Charts and diagrams as code:
(begin)
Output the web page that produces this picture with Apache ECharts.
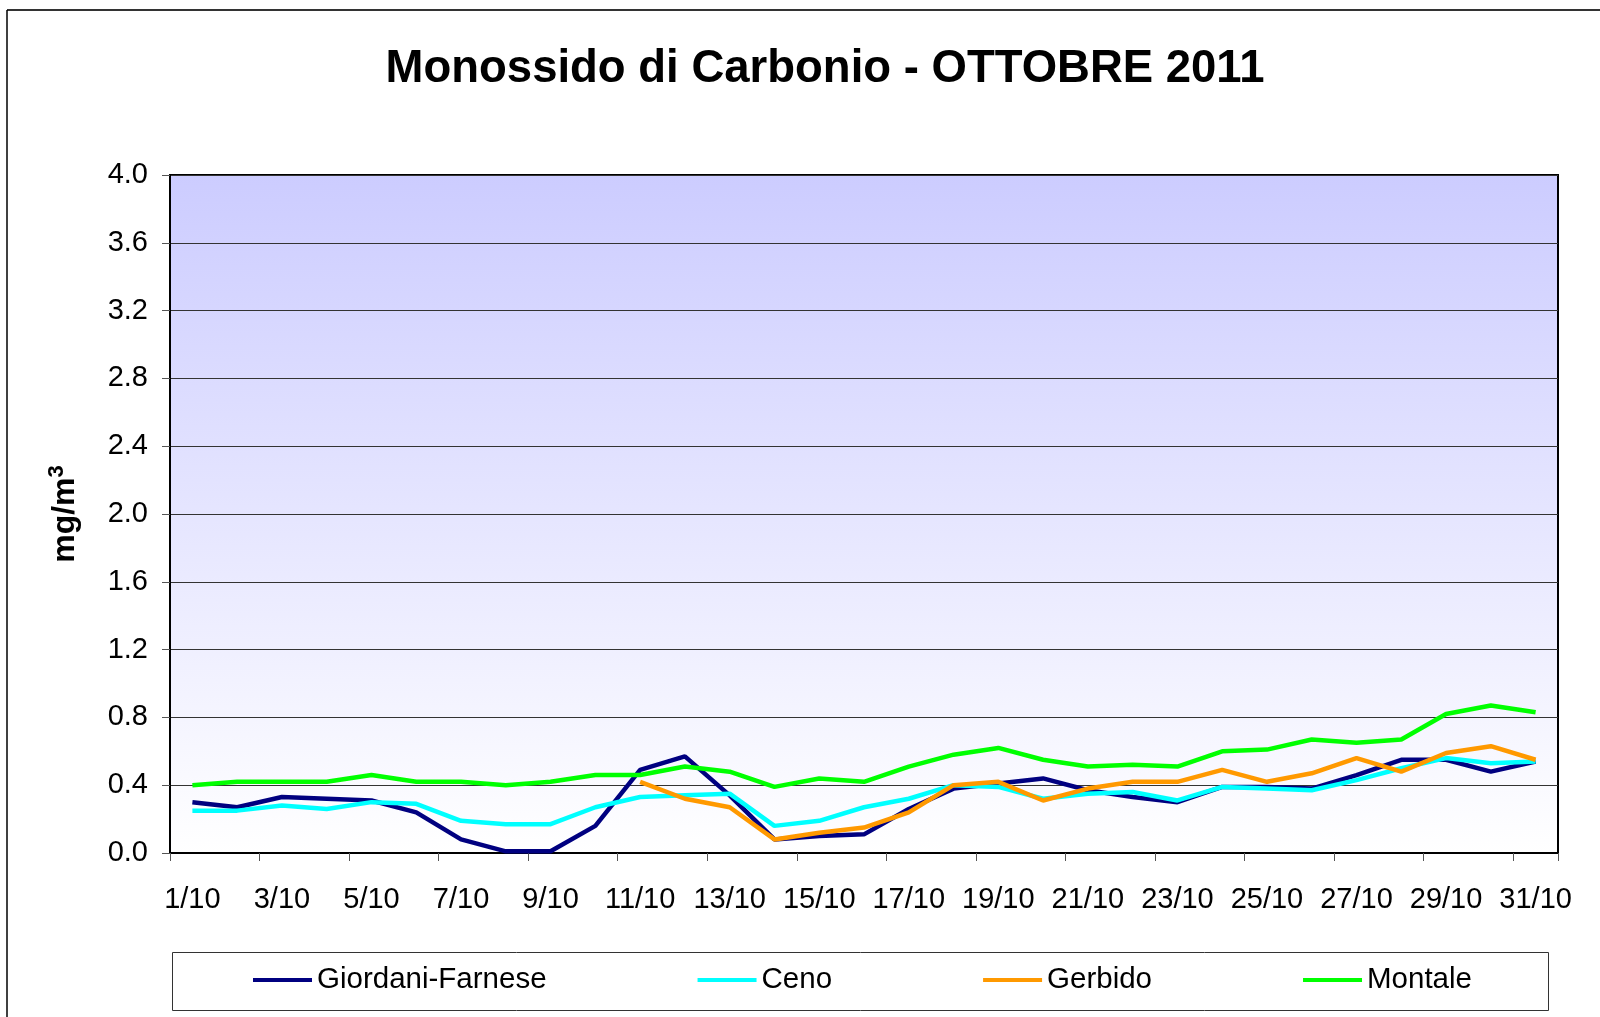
<!DOCTYPE html>
<html>
<head>
<meta charset="utf-8">
<title>Monossido di Carbonio - OTTOBRE 2011</title>
<script src="https://cdn.jsdelivr.net/npm/echarts@6/dist/echarts.min.js"></script>
<style>
  html, body { margin: 0; padding: 0; background: #fff; }
  #chart { width: 1600px; height: 1017px; }
</style>
</head>
<body>
<div id="chart"></div>
<script>
// giorni di ottobre
var days = [];
for (var d = 1; d <= 31; d++) { days.push(d + "/10"); }

// valori (mg/m3)
var giordani = [0.30, 0.27, 0.33, 0.32, 0.31, 0.24, 0.08, 0.01, 0.01, 0.16,
                0.49, 0.57, 0.34, 0.08, 0.10, 0.11, 0.26, 0.38, 0.41, 0.44,
                0.37, 0.33, 0.30, 0.39, 0.39, 0.38, 0.46, 0.55, 0.55, 0.48, 0.54];
var ceno = [0.25, 0.25, 0.28, 0.26, 0.30, 0.29, 0.19, 0.17, 0.17, 0.27,
            0.33, 0.34, 0.35, 0.16, 0.19, 0.27, 0.32, 0.40, 0.39, 0.32,
            0.35, 0.36, 0.31, 0.39, 0.38, 0.37, 0.43, 0.50, 0.56, 0.53, 0.54];
var gerbido = [null, null, null, null, null, null, null, null, null, null,
               0.42, 0.32, 0.27, 0.08, 0.12, 0.15, 0.24, 0.40, 0.42, 0.31,
               0.38, 0.42, 0.42, 0.49, 0.42, 0.47, 0.56, 0.48, 0.59, 0.63, 0.55];
var montale = [0.40, 0.42, 0.42, 0.42, 0.46, 0.42, 0.42, 0.40, 0.42, 0.46,
               0.46, 0.51, 0.48, 0.39, 0.44, 0.42, 0.51, 0.58, 0.62, 0.55,
               0.51, 0.52, 0.51, 0.60, 0.61, 0.67, 0.65, 0.67, 0.82, 0.87, 0.83];

var FONT = "Liberation Sans";

var chart = echarts.init(document.getElementById("chart"));

function serie(nome, valori, colore) {
    return {
        name: nome,
        type: "line",
        data: valori,
        symbol: "none",
        connectNulls: false,
        lineStyle: { color: colore, width: 4.5 },
        itemStyle: { color: colore },
        animation: false
    };
}

chart.setOption({
    animation: false,
    textStyle: { fontFamily: FONT },
    title: {
        text: "Monossido di Carbonio - OTTOBRE 2011",
        left: 820,
        textAlign: "center",
        top: 41,
        textStyle: { fontSize: 45.5, fontWeight: "bold", color: "#000", fontFamily: FONT }
    },
    graphic: [
        // cornice esterna
        { type: "line", shape: { x1: 7, y1: 10, x2: 1600, y2: 10 }, style: { stroke: "#333", lineWidth: 2 } },
        { type: "line", shape: { x1: 7, y1: 10, x2: 7, y2: 1017 }, style: { stroke: "#000", lineWidth: 1.5 } },
        // riquadro legenda
        { type: "rect", shape: { x: 172.5, y: 952.5, width: 1376, height: 58 },
          style: { fill: "#fff", stroke: "#333", lineWidth: 1 }, z: -1 }
    ],
    legend: {
        left: 253,
        top: 965,
        padding: 0,
        itemGap: 151,
        itemWidth: 59,
        itemHeight: 4,
        icon: "rect",
        textStyle: { fontSize: 29.5, color: "#000", fontFamily: FONT },
        data: ["Giordani-Farnese", "Ceno", "Gerbido", "Montale"]
    },
    grid: {
        left: 170,
        top: 175,
        right: 42,
        bottom: 164,
        show: true,
        borderColor: "#000",
        borderWidth: 2,
        backgroundColor: {
            type: "linear", x: 0, y: 0, x2: 0, y2: 1,
            colorStops: [{ offset: 0, color: "#CCCCFF" }, { offset: 1, color: "#FFFFFF" }]
        }
    },
    xAxis: {
        type: "category",
        data: days,
        boundaryGap: true,
        axisLine: { lineStyle: { color: "#000", width: 2 } },
        axisTick: { show: true, interval: 1, length: 8, inside: false, lineStyle: { color: "#555", width: 1 } },
        axisLabel: { interval: 1, margin: 32, fontSize: 29, color: "#000", fontFamily: FONT },
        splitLine: { show: false }
    },
    yAxis: {
        type: "value",
        min: 0,
        max: 4,
        interval: 0.4,
        name: "{a|mg/m}{b|3}",
        nameLocation: "middle",
        nameRotate: 90,
        nameGap: 86,
        nameTextStyle: {
            rich: {
                a: { fontSize: 32, fontWeight: "bold", color: "#000", fontFamily: FONT },
                b: { fontSize: 22, fontWeight: "bold", color: "#000", fontFamily: FONT, verticalAlign: "top", padding: [0, 0, 16, 0] }
            }
        },
        axisLine: { show: true, lineStyle: { color: "#000", width: 2 } },
        axisTick: { show: true, length: 8, lineStyle: { color: "#555", width: 1 } },
        axisLabel: {
            margin: 22, fontSize: 29, color: "#000", fontFamily: FONT,
            formatter: function (v) { return v.toFixed(1); }
        },
        splitLine: { show: true, lineStyle: { color: "#333", width: 1 } }
    },
    series: [
        serie("Giordani-Farnese", giordani, "#000080"),
        serie("Ceno", ceno, "#00FFFF"),
        serie("Gerbido", gerbido, "#FF9900"),
        serie("Montale", montale, "#00FF00")
    ]
});
</script>
</body>
</html>
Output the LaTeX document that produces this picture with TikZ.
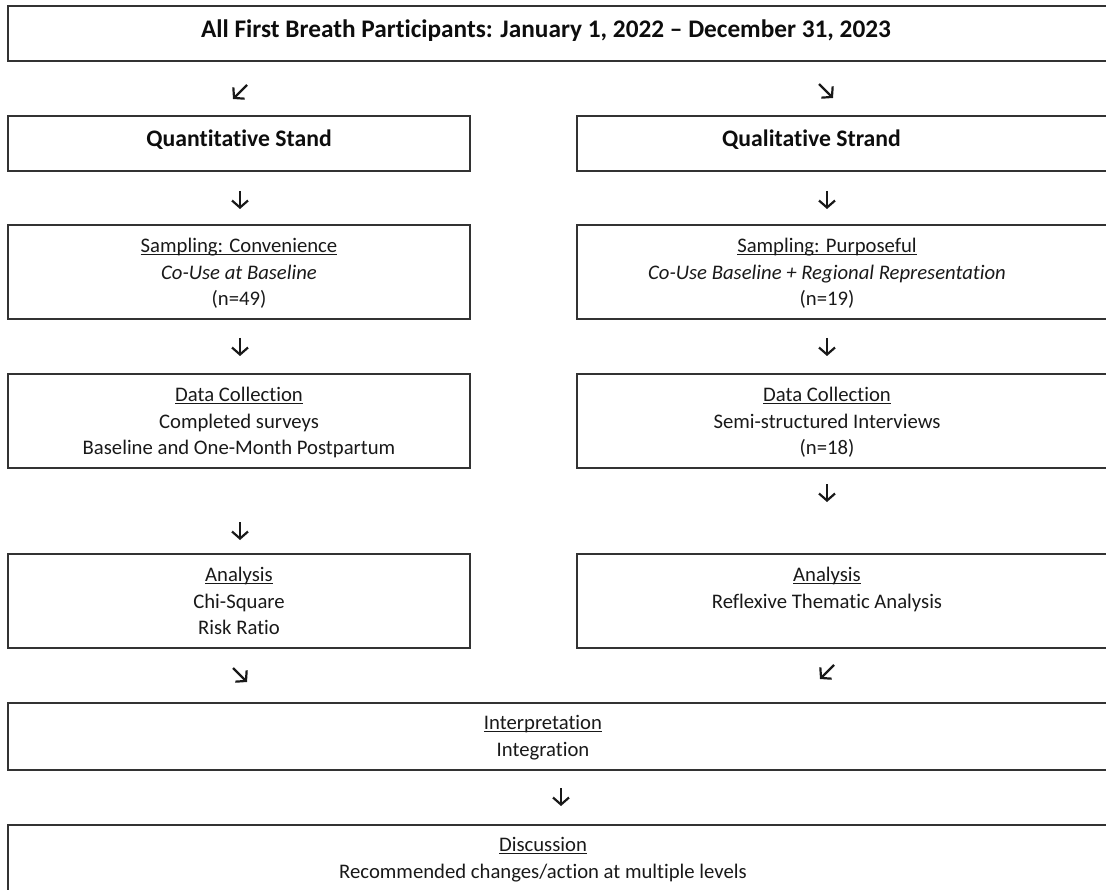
\documentclass[tikz,border=0pt]{standalone}
\usepackage{fontspec}
\setmainfont{Carlito}[Ligatures={NoCommon,NoContextual}]
\usetikzlibrary{arrows.meta}
\newcommand{\myul}[1]{\setbox0\hbox{#1}\rlap{\rule[-2.8pt]{\wd0}{1.2pt}}\box0}
\newcommand{\myasc}{\rule{0pt}{17pt}}
\newcommand{\myhasc}{\rule{0pt}{19pt}}
\begin{document}
\begin{tikzpicture}[x=1pt,y=-1pt,
  box/.style={draw=black!80, line width=1.3pt, rectangle, inner sep=0pt},
  txt/.style={align=center, inner sep=0pt, anchor=north, text=black!90,
    font=\fontsize{20.7pt}{26.5pt}\selectfont},
  head/.style={inner sep=0pt, anchor=north, text=black!95,
    font=\bfseries\fontsize{23.7pt}{28pt}\selectfont},
  title/.style={inner sep=0pt, anchor=north, text=black!95,
    font=\bfseries\fontsize{25.3pt}{29pt}\selectfont},
  arr/.style={line width=2.2pt, black!90, -{Straight Barb[length=7pt, width=16pt]}},
]
\path[use as bounding box] (0,0) rectangle (1106,890);
\clip (0,0) rectangle (1106,890);

% top
\node[box, minimum width=1106pt, minimum height=55pt,
  label={[title, xshift=-15pt, yshift=-13pt]north:\myhasc All First Breath Participants: January 1, 2022 -- December 31, 2023}]
  (all) at (561,33.5) {};

% strands
\node[box, minimum width=462pt, minimum height=55pt,
  label={[head, yshift=-12pt]north:\myhasc Quantitative Stand}]
  (quant) at (239,143.5) {};
\node[box, minimum width=543pt, minimum height=55pt,
  label={[head, xshift=-37pt, yshift=-12pt]north:\myhasc Qualitative Strand}]
  (qual) at (848.5,143.5) {};

% sampling
\node[box, minimum width=462pt, minimum height=94pt,
  label={[txt, yshift=-11pt]north:\myasc\myul{Sampling: Convenience}\\\textit{Co-Use at Baseline}\\(n=49)}]
  (sampq) at (239,272) {};
\node[box, minimum width=543pt, minimum height=94pt,
  label={[txt, xshift=-21.5pt, yshift=-11pt]north:\myasc\myul{Sampling: Purposeful}\\\textit{Co-Use Baseline + Regional Representation}\\(n=19)}]
  (sampl) at (848.5,272) {};

% data collection
\node[box, minimum width=462pt, minimum height=94pt,
  label={[txt, yshift=-11pt]north:\myasc\myul{Data Collection}\\Completed surveys\\Baseline and One-Month Postpartum}]
  (dcq) at (239,421) {};
\node[box, minimum width=543pt, minimum height=94pt,
  label={[txt, xshift=-21.5pt, yshift=-11pt]north:\myasc\myul{Data Collection}\\Semi-structured Interviews\\(n=18)}]
  (dcl) at (848.5,421) {};

% analysis
\node[box, minimum width=462pt, minimum height=94pt,
  label={[txt, yshift=-11pt]north:\myasc\myul{Analysis}\\Chi-Square\\Risk Ratio}]
  (anq) at (239,601) {};
\node[box, minimum width=543pt, minimum height=94pt,
  label={[txt, xshift=-21.5pt, yshift=-11pt]north:\myasc\myul{Analysis}\\Reflexive Thematic Analysis}]
  (anl) at (848.5,601) {};

% interpretation
\node[box, minimum width=1106pt, minimum height=67pt,
  label={[txt, xshift=-18pt, yshift=-10pt]north:\myasc\myul{Interpretation}\\Integration}]
  (interp) at (561,736.5) {};

% discussion
\node[box, minimum width=1106pt, minimum height=110pt,
  label={[txt, xshift=-18pt, yshift=-10pt]north:\myasc\myul{Discussion}\\Recommended changes/action at multiple levels}]
  (disc) at (561,880) {};

% arrows
\coordinate (a1s) at (247,85);  \coordinate (a1e) at (233,99);
\coordinate (a2s) at (819,84);  \coordinate (a2e) at (833,98);
\coordinate (a3s) at (240,191); \coordinate (a3e) at (240,209);
\coordinate (a4s) at (827,191); \coordinate (a4e) at (827,209);
\coordinate (a5s) at (240,338); \coordinate (a5e) at (240,356);
\coordinate (a6s) at (827,338); \coordinate (a6e) at (827,356);
\coordinate (a7s) at (240,522); \coordinate (a7e) at (240,540);
\coordinate (a8s) at (827,484); \coordinate (a8e) at (827,502);
\coordinate (a9s) at (233,668); \coordinate (a9e) at (247,682);
\coordinate (a10s) at (834,665); \coordinate (a10e) at (820,679);
\coordinate (a11s) at (561,788); \coordinate (a11e) at (561,806);
\foreach \i in {1,...,11} { \draw[arr] (a\i s) -- (a\i e); }
\end{tikzpicture}
\end{document}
(end)
Stated task> Repeat the records above exactly, from the first line through the line that contains "for (var d = 1;", and leave out the pictures.

Response for this exercise>
Output the web page that produces this picture with Apache ECharts.
<!DOCTYPE html>
<html>
<head>
<meta charset="utf-8">
<title>Monossido di Carbonio - OTTOBRE 2011</title>
<script src="https://cdn.jsdelivr.net/npm/echarts@6/dist/echarts.min.js"></script>
<style>
  html, body { margin: 0; padding: 0; background: #fff; }
  #chart { width: 1600px; height: 1017px; }
</style>
</head>
<body>
<div id="chart"></div>
<script>
// giorni di ottobre
var days = [];
for (var d = 1; d <= 31; d++) { days.push(d + "/10"); }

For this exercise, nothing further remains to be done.